There are many methods in modeling fat tails with regression models.
We could transform variables (log it) and then model the transformed response as a log-normal.
We could use a GLM with a fat-tailed distribution in the exponential family: common ones being gamma and generalized beta.
We use a nonparametric median regression.
For part (1), this method is popular since it is easy to implement and pretty straightforward to impement. The downsides are that we get a multiplicative model and \(E[g(u)]\neq g(E[u])\).
There are other transformations as well; namely,
Box-Cox
Signed power
Modulus
Inverse hyperbolic sine
In terms of tail strength (where stronger means higher kurtosis), gamma is weaker than inverse Gaussian. The Pareto is a common distribution used to model liability insurance and excess if loss reinsurance. In other circumstances, the data is modeled with two distributions so that it is closer to the empirical distribution.
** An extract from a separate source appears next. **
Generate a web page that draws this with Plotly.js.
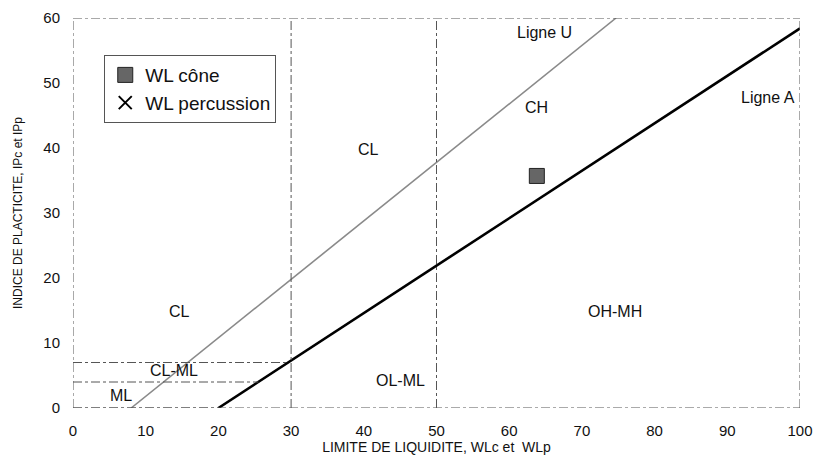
<!DOCTYPE html>
<html><head><meta charset="utf-8">
<script src="https://cdn.plot.ly/plotly-3.0.1.min.js"></script>
<style>html,body{margin:0;padding:0;background:#fff}#chart{width:821px;height:464px}</style>
</head><body><div id="chart"></div>
<script>
// Data
const uLineX = [8, 74.7];
const uLineY = [0, 60];
const aLineX = [20, 100];
const aLineY = [0, 58.4];
const coneX = [63.8];
const coneY = [35.7];
const percX = [null];
const percY = [null];
const zoneLabels = ["Ligne U", "Ligne A", "CH", "CL", "CL", "CL-ML", "ML", "OL-ML", "OH-MH"];
const zoneX = [64.8, 95.6, 63.8, 40.7, 14.7, 13.9, 6.6, 45, 74.6];
const zoneY = [57.8, 47.8, 46.2, 39.7, 14.9, 5.8, 2.0, 4.2, 14.9];
// Boundary lines of the chart zones
const vLinesX = [30, 50, 100];
const hLineSegs = [[0, 25.5, 4], [0, 29.6, 7], [0, 20, 0]];
const xTicks = [0, 10, 20, 30, 40, 50, 60, 70, 80, 90, 100];
const yTicks = [0, 10, 20, 30, 40, 50, 60];

const lineCol = '#555';
const shapes = [];
// border
shapes.push({type:'line', xref:'x', yref:'y', x0:0, x1:0, y0:0, y1:60, line:{color:lineCol, width:1, dash:'dashdot'}});
shapes.push({type:'line', xref:'x', yref:'y', x0:0, x1:100, y0:60, y1:60, line:{color:lineCol, width:1, dash:'dashdot'}});
shapes.push({type:'line', xref:'x', yref:'y', x0:0, x1:100, y0:0, y1:0, line:{color:lineCol, width:1, dash:'dashdot'}});
vLinesX.forEach(v => shapes.push({type:'line', xref:'x', yref:'y', x0:v, x1:v, y0:0, y1:60, line:{color:lineCol, width:1, dash:'dashdot'}}));
hLineSegs.forEach(s => shapes.push({type:'line', xref:'x', yref:'y', x0:s[0], x1:s[1], y0:s[2], y1:s[2], line:{color:lineCol, width:1, dash:'dashdot'}}));

const traces = [
  {x:uLineX, y:uLineY, mode:'lines', line:{color:'#8a8a8a', width:1.6}, showlegend:false, hoverinfo:'skip'},
  {x:aLineX, y:aLineY, mode:'lines', line:{color:'#000', width:2.6}, showlegend:false, hoverinfo:'skip'},
  {x:coneX, y:coneY, mode:'markers', name:'WL cône', marker:{symbol:'square', size:15, color:'#666', line:{color:'#222', width:1}}},
  {x:percX, y:percY, mode:'markers', name:'WL percussion', marker:{symbol:'x-thin', size:13, color:'#000', line:{color:'#000', width:2}}}
];

const annotations = zoneLabels.map((t, i) => ({x:zoneX[i], y:zoneY[i], xref:'x', yref:'y', text:t, showarrow:false, font:{family:'Liberation Sans, Arial', size:16, color:'#111'}}));

const layout = {
  width:821, height:464,
  margin:{l:73, r:21, t:18, b:56},
  paper_bgcolor:'#fff', plot_bgcolor:'#fff',
  font:{family:'Liberation Sans, Arial', size:12, color:'#111'},
  xaxis:{range:[0,100], tickvals:xTicks, showgrid:false, zeroline:false, showline:false, ticks:'',
    ticklabelstandoff:12,
    tickfont:{size:15}, title:{text:'LIMITE DE LIQUIDITE, WLc et  WLp', font:{size:14}, standoff:4}},
  yaxis:{range:[0,60], tickvals:yTicks, showgrid:false, zeroline:false, showline:false, ticks:'',
    ticklabelstandoff:12,
    tickfont:{size:15}, title:{text:'INDICE DE PLACTICITE, IPc et IPp', font:{size:12}, standoff:18}},
  shapes:shapes,
  annotations:annotations,
  legend:{x:0.043, y:0.905, xanchor:'left', yanchor:'top', bgcolor:'rgba(255,255,255,0)', bordercolor:lineCol, borderwidth:1,
    font:{size:19, family:'Liberation Sans, Arial'}, itemwidth:30, tracegroupgap:0},
  showlegend:true
};
Plotly.newPlot('chart', traces, layout, {displayModeBar:false, staticPlot:true});
</script></body></html>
We now introduce the generalized beta of the second kind (GB2) that uses four-parameters to specify the distribution.
Let \(z\sim B(\phi_1, \phi_2)\), then we can write the GB2 distribution as:
\[ln(Y)=\mu +\sigma ln\frac{B(\phi_1, \phi_2)}{1-B(\phi_1, \phi_2)}\]
\[=\mu +\sigma ln\frac{z}{1-z}\]
Where \(\frac{B(\phi_1, \phi_2)}{1-B(\phi_1, \phi_2)}\) follows the beta prime distribution also known as the beta distribution of the second kind.
The models presented in the book ultimately end up being mathematical models using statistical ideas. For example, regression is just a function mapping \(x\) to \(y_{mean}\) where \(y_{mean}\) is constant and fixed since it is the expeced value.
Some more interesting topics on understanding functions and optimization may be the book: \(A Primer for Financial Mathematics\) since it covers partial diffy-q’s, some nonlinear optimization, linear programming with constraints, and more time series stuff.